The king’s unpopularity
The king, who knew that he could not rely on the loyalty of his chiefs, found that his safety lay in punishing them on the first hint of treason, with the result that such charges were frequently brought against chiefs by their adversaries. In 1812, Mampitiya, the natural son of Kirtisri, was accused of treason and put to death. The king’s suspicions extended even to the people of the disavanis bordering on English territory, and as he now sought to separate the loyal districts of Dumbara, Hewaheta, Kotmale and Valapane from the rest of his realms, he ordered all persons, not natives of those districts, even monks and Muslims, to quit them at once. Thus families had to be broken up, and much disaffection was aroused.

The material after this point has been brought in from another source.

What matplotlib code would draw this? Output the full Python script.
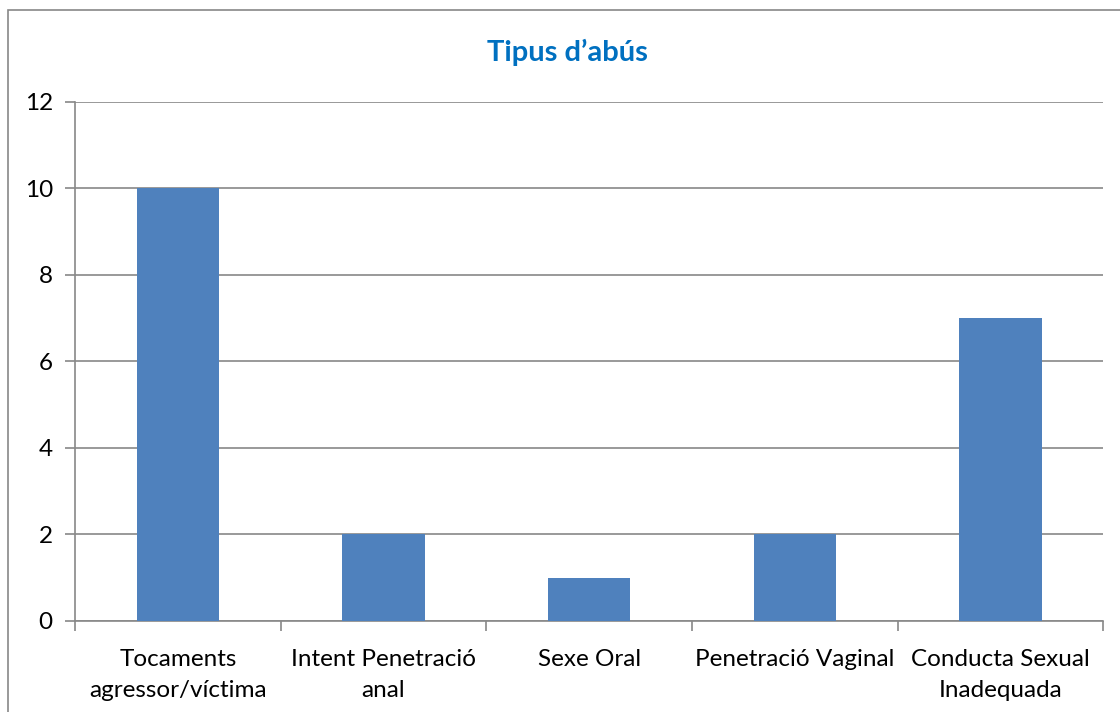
import matplotlib.pyplot as plt
import matplotlib.patches as patches
import numpy as np

# Data
categories = ['Tocaments\nagressor/víctima', 'Intent Penetració\nanal', 'Sexe Oral',
              'Penetració Vaginal', 'Conducta Sexual\nInadequada']
values = [10, 2, 1, 2, 7]
y_ticks = [0, 2, 4, 6, 8, 10, 12]

plt.rcParams['font.family'] = ['Lato', 'DejaVu Sans']

fig = plt.figure(figsize=(11.2, 7.12), dpi=100)
ax = fig.add_axes([0.067, 0.128, 0.918, 0.729])

x = np.arange(len(categories))
ax.bar(x, values, width=0.4, color='#4F81BD', zorder=3)

ax.set_xlim(-0.5, len(categories) - 0.5)
ax.set_ylim(0, 12)
ax.set_yticks(y_ticks)
ax.set_xticks(x)
ax.set_xticklabels(categories, fontsize=17.5, linespacing=1.6)
ax.set_xticks(np.arange(-0.5, len(categories)), minor=True)
ax.tick_params(axis='x', which='major', length=0, pad=20)
ax.tick_params(axis='x', which='minor', length=7, color='#888888', width=1.2)
ax.tick_params(axis='y', length=7, color='#888888', width=1.2, labelsize=17.5, pad=9)

ax.grid(axis='y', color='#888888', linewidth=1.2, zorder=0)
for side in ['top', 'right']:
    ax.spines[side].set_visible(False)
for side in ['left', 'bottom']:
    ax.spines[side].set_color('#888888')
    ax.spines[side].set_linewidth(1.2)

fig.text(0.507, 0.927, 'Tipus d\u2019abús', ha='center', va='center',
         fontsize=21, fontweight='bold', color='#0070C0')

# outer chart frame
fig.patches.append(patches.Rectangle((0.007, -0.1), 1.1, 1.086, transform=fig.transFigure,
                                     fill=False, edgecolor='#888888', linewidth=1.2))

fig.savefig('out.png', dpi=100)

The suspicion and ill-will of the king greatly incensed the chiefs who had all along been opposed to the Nayakars. Many chiefs were indebted to the king’s relatives; Molligoda’s debt alone amounted to six thousand pagodas. The king also tried to curb their power by dividing the disavanis, by changing the disava, and above all by bringing them to book when they harassed the people. The chiefs, therefore, were very eager for a change of dynasty and set up the people against the king and carried on intrigues with the English.
The character of the king
It must not be supposed, however, that Sri Vikrama was a bad king. He was undoubtedly a well-meaning man who was quite anxious to do his duty by his people. His quarrels were with the disavas, and one of the chief reasons why the disavas were so hostile to him was that he evinced a determination to protect the people from the vexations of the disavas who were the real tyrants. It was the disavas who prevented him from redressing the wrongs of the people; it was the disavas who set the people against him by quoting his authority for their tyrannies.